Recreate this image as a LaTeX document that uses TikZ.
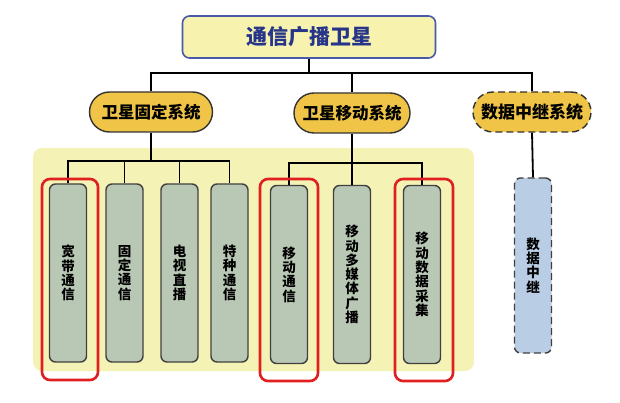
\documentclass[tikz,border=0pt]{standalone}
\usepackage{fontspec}
\setmainfont{Noto Sans CJK SC}
\definecolor{topfill}{HTML}{F7F2AE}
\definecolor{topdraw}{HTML}{4A5AA8}
\definecolor{toptext}{HTML}{26358A}
\definecolor{pillfill}{HTML}{EFC447}
\definecolor{bgyellow}{HTML}{F4F2B4}
\definecolor{boxfill}{HTML}{B9C8B4}
\definecolor{bluefill}{HTML}{B9CDE4}
\definecolor{hl}{HTML}{E02020}
\begin{document}
\begin{tikzpicture}[x=1pt,y=-1pt,
  topbox/.style={draw=topdraw,fill=topfill,line width=1.6pt,rounded corners=7pt,minimum width=253pt,minimum height=42pt,font=\fontsize{21}{23}\selectfont\bfseries,text=toptext},
  pill/.style={draw=black!80,fill=pillfill,line width=1.4pt,rounded corners=20pt,minimum width=120pt,minimum height=40pt,inner xsep=2pt,font=\fontsize{16.5}{18}\selectfont\bfseries},
  leaf/.style={draw=black!75,fill=boxfill,line width=1.4pt,rounded corners=6pt,minimum width=37pt,minimum height=178pt,font=\fontsize{13.5}{14.3}\selectfont\bfseries,align=center,inner sep=0pt},
  conn/.style={line width=1.8pt,black},
  redbox/.style={draw=hl,line width=2.6pt,rounded corners=8pt}]
\useasboundingbox (0,0) rectangle (620,403);
\fill[bgyellow,rounded corners=9pt] (33,148) rectangle (474,371);
\node[topbox] (top) at (309,37) {通信广播卫星};
\node[pill,minimum width=123pt] (p1) at (151,112) {卫星固定系统};
\node[pill,minimum width=116pt] (p2) at (352,113) {卫星移动系统};
\node[pill,dashed,dash pattern=on 7pt off 4pt,minimum width=118pt,font=\fontsize{17}{18}\selectfont\bfseries] (p3) at (532,112) {数据中继系统};
\node[leaf] (b1) at (68,273) {宽\\带\\通\\信};
\node[leaf] (b2) at (124.5,273) {固\\定\\通\\信};
\node[leaf] (b3) at (179.5,273) {电\\视\\直\\播};
\node[leaf] (b4) at (229.5,273) {特\\种\\通\\信};
\node[leaf] (b5) at (289,274.5) {移\\动\\通\\信};
\node[leaf] (b6) at (352,274.5) {移\\动\\多\\媒\\体\\广\\播};
\node[leaf] (b7) at (422,274.5) {移\\动\\数\\据\\采\\集};
\node[leaf,fill=bluefill,dashed,dash pattern=on 7pt off 4pt,minimum height=175pt] (b8) at (533,265.5) {数\\据\\中\\继};
\draw[conn] (top.south) -- ++(0,14) coordinate (j0);
\draw[conn] (p1.north) |- (j0) -| (p3.north);
\draw[conn] (j0) -| (p2.north);
\draw[conn] (p1.south) -- ++(0,28) coordinate (j1);
\draw[conn] (b1.north) |- (j1) -| (b4.north);
\draw[conn] (b2.north) |- (j1);
\draw[conn] (b3.north) |- (j1);
\draw[conn] (p2.south) -- ++(0,29) coordinate (j2);
\draw[conn] (b5.north) |- (j2) -| (b7.north);
\draw[conn] (j2) -- (b6.north);
\draw[conn] (p3.south) -- (b8.north);
\draw[redbox] (42,179) rectangle (98,380);
\draw[redbox] (260,179) rectangle (318,381);
\draw[redbox] (395,179) rectangle (453,381);
\end{tikzpicture}
\end{document}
+++
_WRITTEN TASK_
Print out the material word for word, omitting the pictures.

_RESPONSE BELOW_
Recreate this image as a LaTeX document that uses TikZ.
\documentclass[tikz,border=0pt]{standalone}
\usepackage{fontspec}
\setmainfont{Noto Sans CJK SC}
\definecolor{topfill}{HTML}{F7F2AE}
\definecolor{topdraw}{HTML}{4A5AA8}
\definecolor{toptext}{HTML}{26358A}
\definecolor{pillfill}{HTML}{EFC447}
\definecolor{bgyellow}{HTML}{F4F2B4}
\definecolor{boxfill}{HTML}{B9C8B4}
\definecolor{bluefill}{HTML}{B9CDE4}
\definecolor{hl}{HTML}{E02020}
\begin{document}
\begin{tikzpicture}[x=1pt,y=-1pt,
  topbox/.style={draw=topdraw,fill=topfill,line width=1.6pt,rounded corners=7pt,minimum width=253pt,minimum height=42pt,font=\fontsize{21}{23}\selectfont\bfseries,text=toptext},
  pill/.style={draw=black!80,fill=pillfill,line width=1.4pt,rounded corners=20pt,minimum width=120pt,minimum height=40pt,inner xsep=2pt,font=\fontsize{16.5}{18}\selectfont\bfseries},
  leaf/.style={draw=black!75,fill=boxfill,line width=1.4pt,rounded corners=6pt,minimum width=37pt,minimum height=178pt,font=\fontsize{13.5}{14.3}\selectfont\bfseries,align=center,inner sep=0pt},
  conn/.style={line width=1.8pt,black},
  redbox/.style={draw=hl,line width=2.6pt,rounded corners=8pt}]
\useasboundingbox (0,0) rectangle (620,403);
\fill[bgyellow,rounded corners=9pt] (33,148) rectangle (474,371);
\node[topbox] (top) at (309,37) {通信广播卫星};
\node[pill,minimum width=123pt] (p1) at (151,112) {卫星固定系统};
\node[pill,minimum width=116pt] (p2) at (352,113) {卫星移动系统};
\node[pill,dashed,dash pattern=on 7pt off 4pt,minimum width=118pt,font=\fontsize{17}{18}\selectfont\bfseries] (p3) at (532,112) {数据中继系统};
\node[leaf] (b1) at (68,273) {宽\\带\\通\\信};
\node[leaf] (b2) at (124.5,273) {固\\定\\通\\信};
\node[leaf] (b3) at (179.5,273) {电\\视\\直\\播};
\node[leaf] (b4) at (229.5,273) {特\\种\\通\\信};
\node[leaf] (b5) at (289,274.5) {移\\动\\通\\信};
\node[leaf] (b6) at (352,274.5) {移\\动\\多\\媒\\体\\广\\播};
\node[leaf] (b7) at (422,274.5) {移\\动\\数\\据\\采\\集};
\node[leaf,fill=bluefill,dashed,dash pattern=on 7pt off 4pt,minimum height=175pt] (b8) at (533,265.5) {数\\据\\中\\继};
\draw[conn] (top.south) -- ++(0,14) coordinate (j0);
\draw[conn] (p1.north) |- (j0) -| (p3.north);
\draw[conn] (j0) -| (p2.north);
\draw[conn] (p1.south) -- ++(0,28) coordinate (j1);
\draw[conn] (b1.north) |- (j1) -| (b4.north);
\draw[conn] (b2.north) |- (j1);
\draw[conn] (b3.north) |- (j1);
\draw[conn] (p2.south) -- ++(0,29) coordinate (j2);
\draw[conn] (b5.north) |- (j2) -| (b7.north);
\draw[conn] (j2) -- (b6.north);
\draw[conn] (p3.south) -- (b8.north);
\draw[redbox] (42,179) rectangle (98,380);
\draw[redbox] (260,179) rectangle (318,381);
\draw[redbox] (395,179) rectangle (453,381);
\end{tikzpicture}
\end{document}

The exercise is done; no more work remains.